While still unsure of the root cause of the fire, marshals reported the it began after a cigarette butt was tossed into a trash bin on the 8th floor of the Asch Building, located at the northern corner of Washington Square East at 23-29 Washington Pl.
Nearly 500 workers, mostly women, were getting ready to leave as the work day was over when the fire started at 4:30 p.m. The blaze spread too quickly for workers to put out the blaze as the factory floor was filled with cotton scraps, tissue paper patterns and wooden worktables.
FDNY was notified of the fire by 4:45 p.m., however the building’s insufficient escape routes left many of the workers trapped.
Dozens gathered at the Triangle Fire Memorial Association’s not-for-profit charity event last Tuesday at Christ the King High School, located at 68-02 Metropolitan Ave.
The school’s chorus performed a number of hymns, including “Kyrie: A Call to Prayer” and “Prayer of St.
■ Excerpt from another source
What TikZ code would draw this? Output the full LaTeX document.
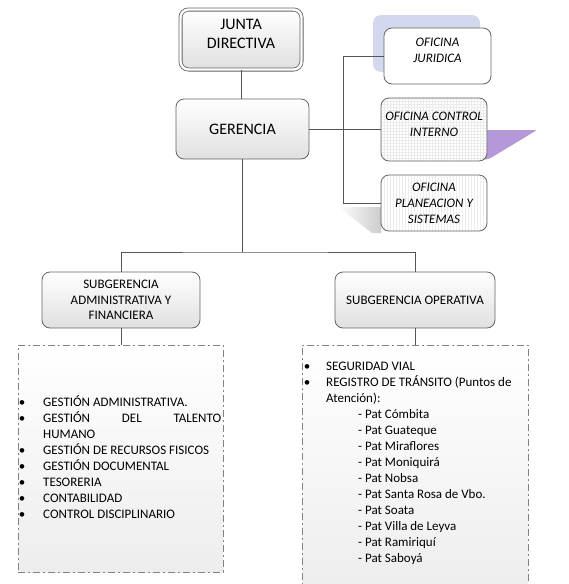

Francis” as Gene Burch ushered in the colors and led the pledge of allegiance.
State Senator Serphin R. Maltese and members of the community spoke of the importance of the tragedy in their lives and the impact it has had on public policy.
Maltese led the ceremonies and helped present awards to community members who have given back in remembrance of the disaster.
Recipients included; artist and founder of the Triangle Fire Coalition and Chalk, Ruth Sergal, was recognized for her community engagement; Huntington English teacher Kimberly Schiller received an award for her dedication to teaching her students about the Triangle fire; Evergreen Cemetery president Paul K. Grassi was thanked for his service as vice-chairman of the Cypress Hill-Fulton Street Senior Center; and business owner Thomas Clarke also received an award for his work in the community.
Gabrielle Sfera, a Ridgewood native, led the memorial and service, as well as received an award for her work with a number of community organizations, including her service as a committee woman of the Queens Republican Club and seat at the Triangle Fire Memorial Association.
“It has been my mission to keep the memory alive of 146 workers killed in the fire,” she said. “Many of our current fire and safety laws were made in response to this tragic event.”
Sfera said she has always remembered those lost in the tragedy as her grandparents also worked long hours in knitting factories when they first came to the country.
“I asked myself if those knitting factories were safe because even then some factories do not follow up-to-code labor and safety laws,” she said. “The Triangle Shirtwaist fire drew uncomfortable parallels with conditions facing workers today and remains one of the most vivid symbols of a constant reminder that our government must ensure a safe work environment.”